I have some questions about the memory layout of a program in Linux. I know from various sources (I'm reading "Programming from the Ground Up") that each section is loaded into it's own region of memory. The text section loads first at virtual address 0x8048000, the data section is loaded immediately after that, next is the bss section, followed by the heap and the stack.

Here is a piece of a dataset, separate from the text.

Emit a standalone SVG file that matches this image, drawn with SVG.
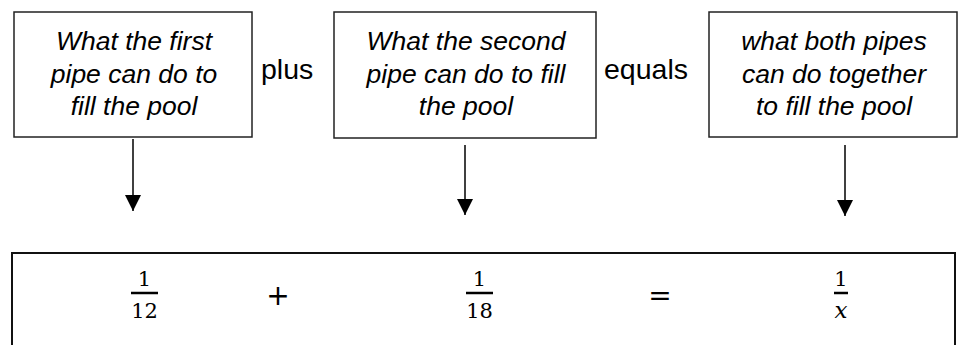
<svg xmlns="http://www.w3.org/2000/svg" width="958" height="345" viewBox="0 0 958 345">
  <style>
    .box { fill: #ffffff; stroke: #222222; stroke-width: 1.5; }
    .note { font-family: "Liberation Sans", Arial, sans-serif; font-style: italic; font-size: 26.5px; fill: #000000; text-anchor: middle; }
    .word { font-family: "Liberation Sans", Arial, sans-serif; font-size: 28.5px; fill: #000000; }
    .eqbox { fill: #ffffff; stroke: #111111; stroke-width: 2; }
    .num { font-family: "DejaVu Serif", "Liberation Serif", serif; font-size: 21px; fill: #000000; text-anchor: middle; }
    .var { font-family: "DejaVu Serif", "Liberation Serif", serif; font-style: italic; font-size: 23px; fill: #000000; text-anchor: middle; }
    .op { font-family: "DejaVu Sans", "Liberation Sans", sans-serif; font-size: 28px; fill: #000000; text-anchor: middle; }
    .bar { stroke: #000000; stroke-width: 2.5; }
    .arrow { stroke: #000000; stroke-width: 1.5; fill: none; marker-end: url(#head); }
  </style>
  <defs>
    <marker id="head" markerUnits="userSpaceOnUse" markerWidth="18" markerHeight="16" refX="16" refY="8" orient="auto">
      <path d="M0,0 L16,8 L0,16 Z" fill="#000000"/>
    </marker>
  </defs>

  <!-- description boxes -->
  <g id="first-pipe">
    <rect class="box" x="14" y="12" width="238" height="125"/>
    <text class="note" x="134" y="50">What the first</text>
    <text class="note" x="134" y="82.5">pipe can do to</text>
    <text class="note" x="134" y="115">fill the pool</text>
  </g>

  <g id="second-pipe">
    <rect class="box" x="334" y="12" width="262" height="126"/>
    <text class="note" x="466" y="50">What the second</text>
    <text class="note" x="466" y="82.5">pipe can do to fill</text>
    <text class="note" x="466" y="115">the pool</text>
  </g>

  <g id="both-pipes">
    <rect class="box" x="709" y="12" width="248" height="125"/>
    <text class="note" x="834" y="50">what both pipes</text>
    <text class="note" x="834" y="82.5">can do together</text>
    <text class="note" x="834" y="115">to fill the pool</text>
  </g>

  <g id="plus-word">
    <text class="word" x="261" y="79">plus</text>
  </g>

  <g id="equals-word">
    <text class="word" x="604" y="79">equals</text>
  </g>

  <!-- arrows from each description down to its term -->
  <g id="connectors">
    <line class="arrow" x1="133" y1="139" x2="133" y2="211"/>
    <line class="arrow" x1="465" y1="145" x2="465" y2="215"/>
    <line class="arrow" x1="845" y1="145" x2="845" y2="216"/>
  </g>

  <!-- the equation 1/12 + 1/18 = 1/x -->
  <g id="equation">
    <rect class="eqbox" x="12" y="253" width="943" height="110"/>
    <text class="num" x="144.5" y="286">1</text>
    <line class="bar" x1="131" y1="293" x2="158" y2="293"/>
    <text class="num" x="144.5" y="318">12</text>

    <text class="op" x="278" y="305">+</text>

    <text class="num" x="479.5" y="286">1</text>
    <line class="bar" x1="466" y1="293" x2="493" y2="293"/>
    <text class="num" x="479.5" y="318">18</text>

    <text class="op" x="660" y="305">=</text>

    <text class="num" x="841" y="286">1</text>
    <line class="bar" x1="834" y1="293" x2="848" y2="293"/>
    <text class="var" x="841" y="318">x</text>
  </g>
</svg>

To experiment with the layout I made this program in assembly. First it prints the addresses of some labels and calculates the system break point. Then it enters into an infinite loop. The loop increments a pointer and then it tries to access the memory at that address, at some point a segmentation fault will exit the program (I did this intentionally).
This is the program:
.section .data
start_data:
str_mem_access:
.ascii "Accessing address: 0x%x\n\0"
str_data_start:
.ascii "Data section start at: 0x%x\n\0"
str_data_end:
.ascii "Data section ends at: 0x%x\n\0"
str_bss_start:
.ascii "bss section starts at: 0x%x\n\0"
str_bss_end:
.ascii "bss section ends at: 0x%x\n\0"
str_text_start:
.ascii "text section starts at: 0x%x\n\0"
str_text_end:
.ascii "text section ends at: 0x%x\n\0"
str_break:
.ascii "break at: 0x%x\n\0"
end_data:
.section .bss
start_bss:
.lcomm buffer, 500
.lcomm buffer2, 250
end_bss:
.section .text
start_text:
.globl _start
_start:
# print address of start_text label
pushl $start_text
pushl $str_text_start
call printf
addl $8, %esp
# print address of end_text label
pushl $end_text
pushl $str_text_end
call printf
addl $8, %esp
# print address of start_data label
pushl $start_data
pushl $str_data_start
call printf
addl $8, %esp
# print address of end_data label
pushl $end_data
pushl $str_data_end
call printf
addl $8, %esp
# print address of start_bss label
pushl $start_bss
pushl $str_bss_start
call printf
addl $8, %esp
# print address of end_bss label
pushl $end_bss
pushl $str_bss_end
call printf
addl $8, %esp
# get last usable virtual memory address
movl $45, %eax
movl $0, %ebx
int $0x80
incl %eax # system break address
# print system break
pushl %eax
pushl $str_break
call printf
addl $4, %esp
movl $start_text, %ebx
loop:
# print address
pushl %ebx
pushl $str_mem_access
call printf
addl $8, %esp
# access address
# segmentation fault here
movb (%ebx), %dl
incl %ebx
jmp loop
end_loop:
movl $1, %eax
movl $0, %ebx
int $0x80
end_text:
And this the relevant parts of the output (this is Debian 32bit):
text section starts at: 0x8048190
text section ends at: 0x804823b
Data section start at: 0x80492ec
Data section ends at: 0x80493c0
bss section starts at: 0x80493c0
bss section ends at: 0x80493c0
break at: 0x83b4001
Accessing address: 0x8048190
Accessing address: 0x8048191
Accessing address: 0x8048192
[...]
Accessing address: 0x8049fff
Accessing address: 0x804a000
Violación de segmento
My questions are:
1) Why is my program starting at address 0x8048190 instead of 0x8048000? With this I guess that the instruction at the "_start" label is not the first thing to load, so what's between the addresses 0x8048000 and 0x8048190?
2) Why is there a gap between the end of the text section and the start of the data section?
3) The bss start and end addresses are the same. I assume that the two buffers are stored somewhere else, is this correct?
4) If the system break point is at 0x83b4001, why I get the segmentation fault earlier at 0x804a000?